* _WRITTEN REQUEST_:
Extract the lines from the start through the line that holds "const yTicks = [0, 1000, 2000, 3000, 4000, 5000, 6000];", both included, omitting all images.

═══ RECORDS SUPPLIED

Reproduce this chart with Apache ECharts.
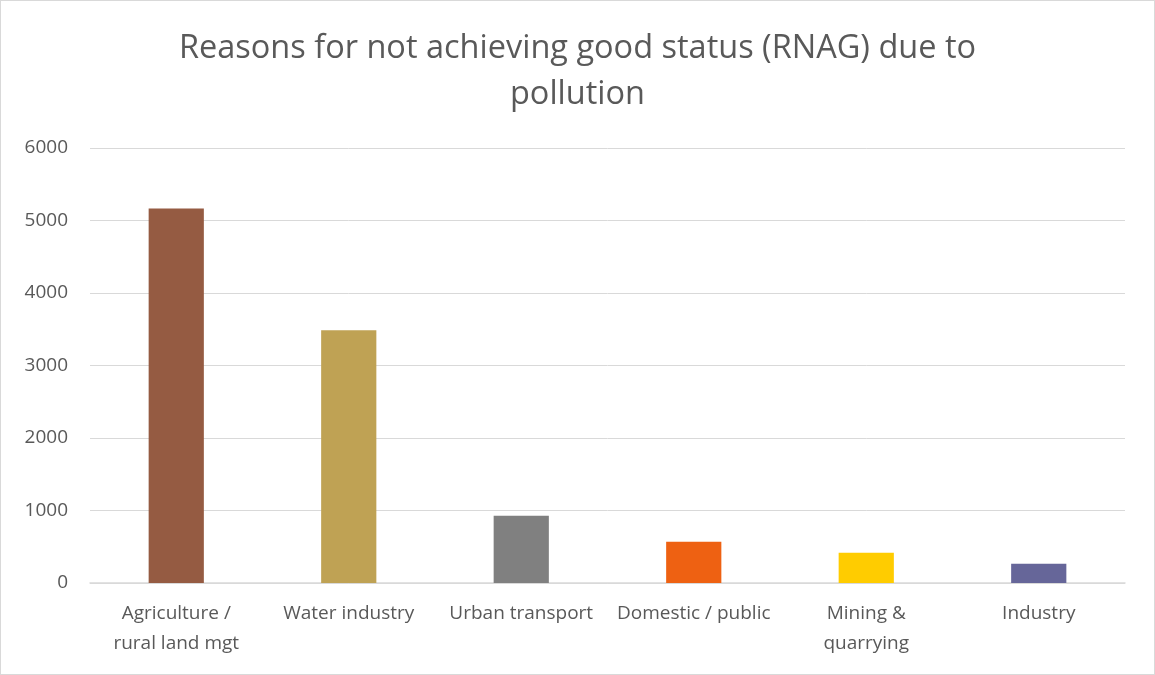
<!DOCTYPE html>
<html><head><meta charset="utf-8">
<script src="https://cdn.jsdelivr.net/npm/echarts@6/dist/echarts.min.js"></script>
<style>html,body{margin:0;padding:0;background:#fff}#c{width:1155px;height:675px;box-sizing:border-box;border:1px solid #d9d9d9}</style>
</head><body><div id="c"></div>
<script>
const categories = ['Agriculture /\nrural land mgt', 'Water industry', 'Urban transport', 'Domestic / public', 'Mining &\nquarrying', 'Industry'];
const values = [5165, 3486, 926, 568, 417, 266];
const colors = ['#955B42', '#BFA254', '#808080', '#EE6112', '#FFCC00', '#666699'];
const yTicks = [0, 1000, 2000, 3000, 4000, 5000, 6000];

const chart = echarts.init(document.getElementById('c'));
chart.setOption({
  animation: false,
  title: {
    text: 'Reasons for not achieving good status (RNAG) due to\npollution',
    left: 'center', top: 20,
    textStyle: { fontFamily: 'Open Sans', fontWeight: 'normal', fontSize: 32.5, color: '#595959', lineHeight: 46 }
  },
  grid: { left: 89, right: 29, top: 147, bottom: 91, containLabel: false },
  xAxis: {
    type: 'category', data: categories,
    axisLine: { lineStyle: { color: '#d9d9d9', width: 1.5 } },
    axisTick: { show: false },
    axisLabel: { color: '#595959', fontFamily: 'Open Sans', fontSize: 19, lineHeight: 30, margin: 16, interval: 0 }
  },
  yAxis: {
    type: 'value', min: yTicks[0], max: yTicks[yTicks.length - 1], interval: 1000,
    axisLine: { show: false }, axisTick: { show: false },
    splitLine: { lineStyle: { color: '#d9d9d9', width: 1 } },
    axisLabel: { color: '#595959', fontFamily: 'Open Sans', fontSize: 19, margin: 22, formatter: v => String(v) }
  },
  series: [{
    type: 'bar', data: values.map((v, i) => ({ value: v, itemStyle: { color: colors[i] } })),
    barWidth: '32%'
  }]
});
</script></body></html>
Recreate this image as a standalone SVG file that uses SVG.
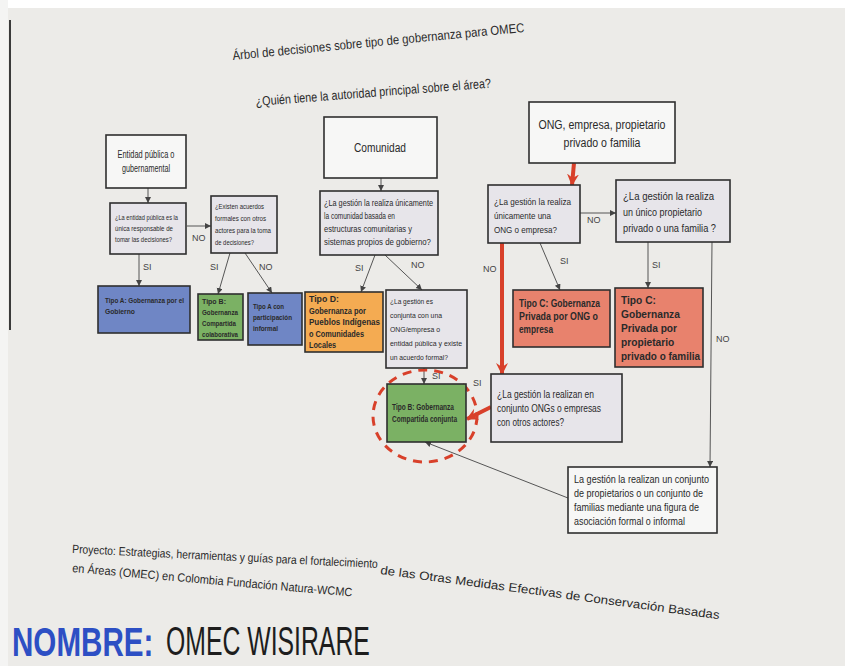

══════

* _FINISHED EXERCISE_:
Reproduce this chart with Apache ECharts.
<!DOCTYPE html>
<html><head><meta charset="utf-8">
<script src="https://cdn.jsdelivr.net/npm/echarts@6/dist/echarts.min.js"></script>
<style>html,body{margin:0;padding:0;background:#fff}#c{width:1155px;height:675px;box-sizing:border-box;border:1px solid #d9d9d9}</style>
</head><body><div id="c"></div>
<script>
const categories = ['Agriculture /\nrural land mgt', 'Water industry', 'Urban transport', 'Domestic / public', 'Mining &\nquarrying', 'Industry'];
const values = [5165, 3486, 926, 568, 417, 266];
const colors = ['#955B42', '#BFA254', '#808080', '#EE6112', '#FFCC00', '#666699'];
const yTicks = [0, 1000, 2000, 3000, 4000, 5000, 6000];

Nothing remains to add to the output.